Another switch I have made, is trading magazine for books about self-improvement or reading empowering poetry such as Nikita Gill’s ‘Fierce Fairytales and other stories to stir your soul’. I recently read Gabrielle Bernstein’s book ‘Judgement Detox: Release the Beliefs That Hold You Back from Living a Better Life”. This was an important tool for healing and becoming aware of self-judgement and how it made me feel. The EFT or “tapping” exercises I was aware of beforehand as I used it as a coping mechanism for my anxiety. However, using it to heal my judgement has really helped. This book as helped me notice my judgemental thoughts and the deep wounds behind them. I would recommend this book to anyone how wants to become a more loving and less judgmental person to both themselves and others.
Affirmations
Affirmations have also been a big part of changing the way I think about myself and trying to love myself more. This is because it helps to correct negative self talk and how we think about ourselves. However, in order for affirmations to work you must also cultivate how you want to feel with the affirmations. Emotions are energy in motion and emotion is what helps to fuel the affirmation into being. I will share a few with you in hopes that they will help you too.

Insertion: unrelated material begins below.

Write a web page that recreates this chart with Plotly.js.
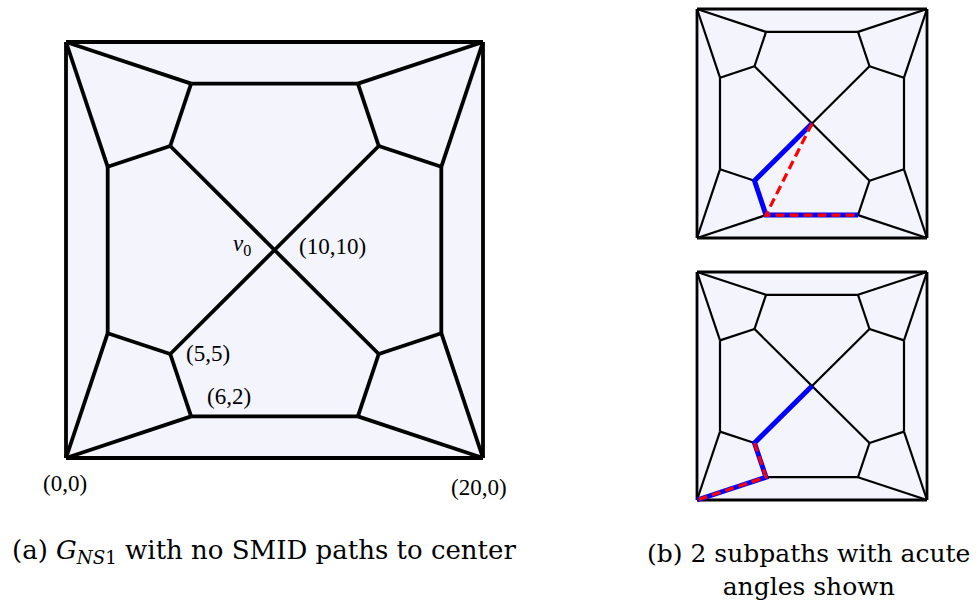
<!DOCTYPE html>
<html>
<head>
<meta charset="utf-8">
<script src="https://cdn.plot.ly/plotly-3.0.1.min.js"></script>
<style>html,body{margin:0;padding:0;background:#fff;}#chart{width:979px;height:604px;}</style>
</head>
<body>
<div id="chart"></div>
<script>
// Vertex coordinates of G_NS1
const vertexX = [0, 20, 20, 0, 2, 5, 6, 14, 15, 18, 18, 15, 14, 6, 5, 2, 10];
const vertexY = [0, 0, 20, 20, 6, 5, 2, 2, 5, 6, 14, 15, 18, 18, 15, 14, 10];
// Outer square edges
const outerEdges = [[0,1],[1,2],[2,3],[3,0]];
// Inner edges
const innerEdges = [
  [0,4],[0,6],[1,7],[1,9],[2,10],[2,12],[3,13],[3,15],
  [4,5],[5,6],[6,7],[7,8],[8,9],[9,10],[10,11],[11,12],[12,13],[13,14],[14,15],[15,4],
  [5,16],[16,11],[14,16],[16,8]
];
// Highlighted subpaths (vertex index sequences)
const topBluePath = [16, 5, 6, 7];
const topRedPath = [16, 6, 7];
const bottomBluePath = [16, 5, 6, 0];
const bottomRedPath = [5, 6, 0];
// Point labels on the left graph
const labelText = ['<i>v</i><sub>0</sub>', '(10,10)', '(5,5)', '(6,2)', '(0,0)', '(20,0)'];
const labelX = [10, 10, 5, 6, 0, 20];
const labelY = [10, 10, 5, 2, 0, 0];
const captionA = '(a) <i>G</i><sub><i>NS</i>1</sub> with no SMID paths to center';
const captionB = '(b) 2 subpaths with acute<br>angles shown';

function edgeXY(edges) {
  const x = [], y = [];
  edges.forEach(([a, b]) => { x.push(vertexX[a], vertexX[b], null); y.push(vertexY[a], vertexY[b], null); });
  return {x, y};
}
function pathXY(path) {
  return {x: path.map(i => vertexX[i]), y: path.map(i => vertexY[i])};
}
const sq = [0, 1, 2, 3, 0];
const sqX = sq.map(i => vertexX[i]), sqY = sq.map(i => vertexY[i]);
const outer = edgeXY(outerEdges), inner = edgeXY(innerEdges);

function graphTraces(ax, wOuter, wInner) {
  const xa = 'x' + ax, ya = 'y' + ax;
  return [
    {x: sqX, y: sqY, xaxis: xa, yaxis: ya, mode: 'lines', fill: 'toself', fillcolor: 'rgb(244,244,253)', line: {width: 0}, hoverinfo: 'skip'},
    {x: inner.x, y: inner.y, xaxis: xa, yaxis: ya, mode: 'lines', line: {color: '#000', width: wInner}, hoverinfo: 'skip'},
    {x: outer.x, y: outer.y, xaxis: xa, yaxis: ya, mode: 'lines', line: {color: '#000', width: wOuter}, hoverinfo: 'skip'}
  ];
}

const data = [].concat(
  graphTraces('', 3.8, 3.8),
  graphTraces('2', 2.8, 2.2),
  graphTraces('3', 2.8, 2.2)
);
const tb = pathXY(topBluePath), tr = pathXY(topRedPath), bb = pathXY(bottomBluePath), br = pathXY(bottomRedPath);
data.push({x: tb.x, y: tb.y, xaxis: 'x2', yaxis: 'y2', mode: 'lines', line: {color: '#0000ff', width: 5}, hoverinfo: 'skip'});
data.push({x: tr.x, y: tr.y, xaxis: 'x2', yaxis: 'y2', mode: 'lines', line: {color: '#ff0000', width: 3.2, dash: '9px,5px'}, hoverinfo: 'skip'});
data.push({x: bb.x, y: bb.y, xaxis: 'x3', yaxis: 'y3', mode: 'lines', line: {color: '#0000ff', width: 5}, hoverinfo: 'skip'});
data.push({x: br.x, y: br.y, xaxis: 'x3', yaxis: 'y3', mode: 'lines', line: {color: '#ff0000', width: 3.2, dash: '9px,5px'}, hoverinfo: 'skip'});

const W = 979, H = 604;
// pixel placement helpers (style only)
function xdom(p0, p1, pad) { const u = (p1 - p0) / 20; return [(p0 - pad * u) / W, (p1 + pad * u) / W]; }
function ydom(top, bottom, pad) { const u = (bottom - top) / 20; return [(H - bottom - pad * u) / H, (H - top + pad * u) / H]; }
const hid = {visible: false, fixedrange: true};
const lab = {family: 'Liberation Serif', size: 23, color: '#000'};
const shifts = [[-22, 5, 'right'], [22, 4, 'left'], [14, 1, 'left'], [14, 20, 'left'], [-1, -25, 'center'], [-4, -29, 'center']];
const annotations = labelText.map((t, i) => ({
  text: t, x: labelX[i], y: labelY[i], xref: 'x', yref: 'y', showarrow: false,
  xanchor: shifts[i][2], yanchor: 'middle', xshift: shifts[i][0], yshift: shifts[i][1], font: lab
}));
const capFont = {family: 'DejaVu Serif', size: 26, color: '#000'};
const capFontB = {family: 'DejaVu Serif', size: 25, color: '#000'};
annotations.push({text: captionA, xref: 'paper', yref: 'paper', x: 264 / W, y: (H - 551) / H, xanchor: 'center', yanchor: 'middle', showarrow: false, font: capFont});
annotations.push({text: captionB, xref: 'paper', yref: 'paper', x: 808 / W, y: (H - 570) / H, xanchor: 'center', yanchor: 'middle', align: 'center', showarrow: false, font: capFontB});

const layout = {
  width: W, height: H, margin: {l: 0, r: 0, t: 0, b: 0},
  paper_bgcolor: '#fff', plot_bgcolor: 'rgba(0,0,0,0)', showlegend: false,
  xaxis: Object.assign({domain: xdom(66, 483, 1), range: [-1, 21]}, hid),
  yaxis: Object.assign({domain: ydom(42, 458, 1), range: [-1, 21]}, hid),
  xaxis2: Object.assign({domain: xdom(697, 927, 0.5), range: [-0.5, 20.5]}, hid),
  yaxis2: Object.assign({domain: ydom(9, 238, 0.4), range: [-0.4, 20.4]}, hid),
  xaxis3: Object.assign({domain: xdom(697, 927, 0.5), range: [-0.5, 20.5]}, hid),
  yaxis3: Object.assign({domain: ydom(272, 500, 0.5), range: [-0.5, 20.5]}, hid),
  annotations: annotations
};
Plotly.newPlot('chart', data, layout, {staticPlot: true, displayModeBar: false});
</script>
</body>
</html>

“I am enough”, “I am worthy”, “I am loved, loving and lovable”, I am forgiven and I am forgiving”, “I stand in my power”, “Dear Universe please help me see how loving, lovable and loved I am”, “I recognise my growth and I love myself for it”, “I recognise how loved, loving and loveable I am”, “I choose to fully and completely love and accept myself”, “I am proud of who I am becoming”, “ I am so proud of myself for healing all the beliefs that no longer serve my highest and greatest good”.
Similarly, another practice of self-love I have started, is when putting on face cream or after a shower when I am drying myself I repeat that I love my skin and I love and appreciate my body and everything it does for me. I repeat again as I put on lotion/oil until I am done. Again affirmations, appreciate and gratitude is what shifts your attitude but you have to truly feel it.
However, my spiritual practice was the biggest thing that helped me to love my self, forgive myself, give me confidence and help my anxiety. Without my spiritual practice, I probably would never have noticed my need to heal or change. My spiritual practice gave me an awareness and provide me with the tools and guidance I needed to heal the self-loathing. It taught me to live in the flow, to trust, to try not to control, to let go of expectation and remind me I am more than this body. Being of service gave me self -worth. Spiritual practice gave me confidence and trust in myself, my destiny and a greater power than me. And for that, I am truly grateful.
Exercise
As you may know if you’ve read my previous blog posts, I have always struggled with how a feel about my body which has impacted my happiness and prevented me to loving myself fully and completely. Believe me when I say before now, I never really enjoyed exercise or taken a particular interest in fitness. However, working out and walking has positively impacted my mental health and made me feel stronger and happier in my body. Whilst I did start it with the wrong intentions (to lose weight to feel better) it has really helped me to feel empowered in my body and confident in my body which has been the greatest achievement. It has allowed me to appreciate all that my body does for me rather than just berate it for not looking how I want it to. Big shout of to my cousin and fitness coach Danni from DC Coaching for helping me to achieve this. Without a doubt this has helped me to change my perspective on my body image. I now (for the most part) love and accept my body for all that it is.
Self Compassion
This was probably the single most powerful practice that created the biggest shift in my journey to loving myself more deeply and completely. This is about being understanding and forgiving, its about seeing yourself through the eyes of love, compassion, empathy and kindness. Of course accountability is important, recognising that you have control over your thoughts and actions and therefore you are responsible for them, both good and bad. This can sometimes lead us to beating ourselves up for making mistakes or bad decision, but this gets us not where. Once we take away blame, shame, guilt and itself focus on improving, growing forgiving we can shift how we perceive a situation. By practicing accountability alongside self compassion, we can help us see our mistakes as opportunities for growth.
Hire A Coach
I recently hired a coach and it was the best decision I have every made. Hiring someone to help keep you accountable and to help give you the tools to become a better version of yourself is one of the best things you can do, especially if you are struggling or don’t know where to start. Though I started this journey in 2018, it was 2020 when I fully felt like I had achieved self love. This was because of my amazing coach Saoirse. coa Saoirse has helped me to implement all these practices and really helped me to address negative self talk and beliefs preventing me from being happy and prating self love. I can now say after such a long journey, I love myself fully and completely for the first time in a long time. Obviously I have moments when I don’t feel great about myself but I still love myself and who I have become and for me that is the ultimate goal. Progress not perfection.
Thank you for reading. I really hope this helps you with your journey to loving and accepting yourself because you deserve it. Simply existing means that you are enough, exactly as you are. You are enough therefore you are worthy. I hope you know that you deserve to be happy, you deserve to be loved. But most of all you deserve your own love and affection.